The siege underscored the lengths to which Yugoslav authorities were willing to go to suppress nationalistic movements. For ethnic Albanians, it also highlighted the symbolic significance of Meha’s stand, as an entire military and police force were required to crush the resistance of just two individuals. His father, Nebih Meha, was also killed during the siege and his 15-year-old daughter, Zadja, was heavily injured.

==Legacy==
Tahir Meha’s legacy is celebrated in Albanian folklore and his story is often recounted as an example of patriotism and defiance in the face of overwhelming odds. The date of his death, 13 May, has since been commemorated as a day of remembrance for those who fought for Kosovo's independence.
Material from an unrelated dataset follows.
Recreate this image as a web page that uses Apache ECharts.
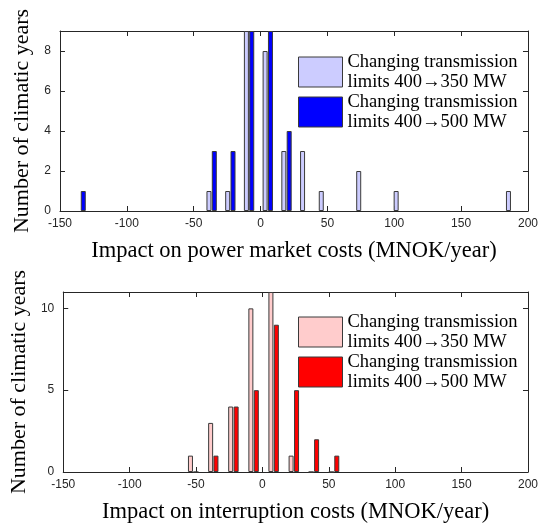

On the 35th anniversary of Meha’s death in 2016, Hashim Thaçi, then President of the Republic of Kosovo, paid tribute to his grave in Prekaz. Speaking at the site, Thaçi described the resistance of Tahir and Nebih Meha as a turning point in the struggle against the Yugoslav regime. Thaçi further emphasized the connection between Meha’s resistance and the later efforts of the Kosovo Liberation Army, which ultimately achieved Kosovo’s independence. Beqir Meha, his brother, was later killed in Action, on March 25, 1999 while fighting for the KLA during the Kosovo War.

==Sources==
- Elsie, Robert (2010). "Historical Dictionary of Kosovo"
- Malcolm, Noel. "Kosovo." A short history, London (1998).